[AIM]:
Return all lines with the word "this" in them.

____

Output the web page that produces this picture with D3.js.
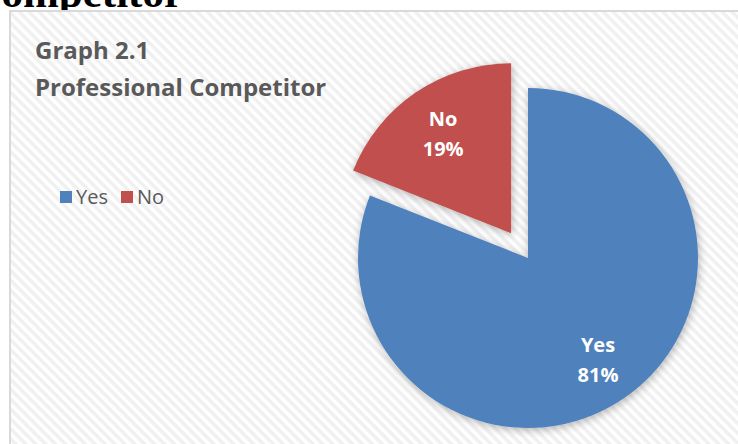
<!DOCTYPE html>
<html><head><meta charset="utf-8">
<script src="https://cdn.jsdelivr.net/npm/d3@7"></script>
<style>html,body{margin:0;padding:0;background:#fff;overflow:hidden}</style>
</head><body>
<script>
const categories = ["Yes", "No"];
const values = [81, 19];
const pctLabels = ["81%", "19%"];
const colors = ["#4f81bd", "#c0504d"];
const titleLines = ["Graph 2.1", "Professional Competitor"];

const W = 738, H = 444;
const svg = d3.select("body").append("svg").attr("width", W).attr("height", H);
const defs = svg.append("defs");
const pat = defs.append("pattern").attr("id", "hatch").attr("patternUnits", "userSpaceOnUse")
  .attr("width", 7).attr("height", 7).attr("patternTransform", "rotate(45)");
pat.append("rect").attr("width", 7).attr("height", 7).attr("fill", "#ffffff");
pat.append("rect").attr("width", 7).attr("height", 3.5).attr("fill", "#f0f0f0");
const f = defs.append("filter").attr("id", "shadow").attr("x", "-20%").attr("y", "-20%").attr("width", "140%").attr("height", "140%");
f.append("feDropShadow").attr("dx", 1).attr("dy", 2).attr("stdDeviation", 4).attr("flood-color", "#000").attr("flood-opacity", 0.3);

// document text cut at top
svg.append("text").attr("x", 183).attr("y", 7).attr("text-anchor", "end")
  .attr("font-family", "Liberation Serif").attr("font-weight", "bold").attr("font-size", 43)
  .attr("fill", "#000").text("Competitor");

// chart area
svg.append("rect").attr("x", 10).attr("y", 11).attr("width", W).attr("height", H)
  .attr("fill", "url(#hatch)").attr("stroke", "#d9d9d9").attr("stroke-width", 2);

// title
svg.append("g").selectAll("text").data(titleLines).join("text")
  .attr("x", 35).attr("y", (d, i) => 59 + i * 37)
  .attr("font-family", "Open Sans").attr("font-weight", "bold").attr("font-size", 24)
  .attr("fill", "#595959").text(d => d);

// legend
const lg = svg.append("g");
const lx = d3.scaleOrdinal().domain(categories).range([60, 121]);
lg.selectAll("rect").data(categories).join("rect")
  .attr("x", d => lx(d)).attr("y", 191).attr("width", 12).attr("height", 12)
  .attr("fill", (d, i) => colors[i]);
lg.selectAll("text").data(categories).join("text")
  .attr("x", d => lx(d) + 16).attr("y", 204)
  .attr("font-family", "Open Sans").attr("font-size", 20).attr("fill", "#595959").text(d => d);

// pie
const cx = 528, cy = 258, R = 170, explode = 30;
const pie = d3.pie().sort(null).value(d => d.v)(categories.map((c, i) => ({c, v: values[i], i})));
const arc = d3.arc().innerRadius(0).outerRadius(R);
const g = svg.append("g").attr("transform", `translate(${cx},${cy})`);
const slices = g.selectAll("g.s").data(pie).join("g").attr("class", "s")
  .attr("transform", d => {
    if (d.data.c !== "No") return null;
    const m = (d.startAngle + d.endAngle) / 2;
    return `translate(${Math.sin(m) * explode},${-Math.cos(m) * explode})`;
  });
slices.append("path").attr("d", arc).attr("fill", d => colors[d.data.i]).attr("filter", "url(#shadow)");

slices.each(function(d) {
  const [x, y] = d.data.c === "Yes" ? [70, 94] : [-68, -107];
  const t = d3.select(this).append("text").attr("text-anchor", "middle")
    .attr("font-family", "Open Sans").attr("font-weight", "bold").attr("font-size", 20).attr("fill", "#fff");
  t.append("tspan").attr("x", x).attr("y", y).text(d.data.c);
  t.append("tspan").attr("x", x).attr("y", y + 30).text(pctLabels[d.data.i]);
});
</script>
</body></html>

____

[EXERCISE OUTPUT]:
Output the web page that produces this picture with D3.js.
  const t = d3.select(this).append("text").attr("text-anchor", "middle")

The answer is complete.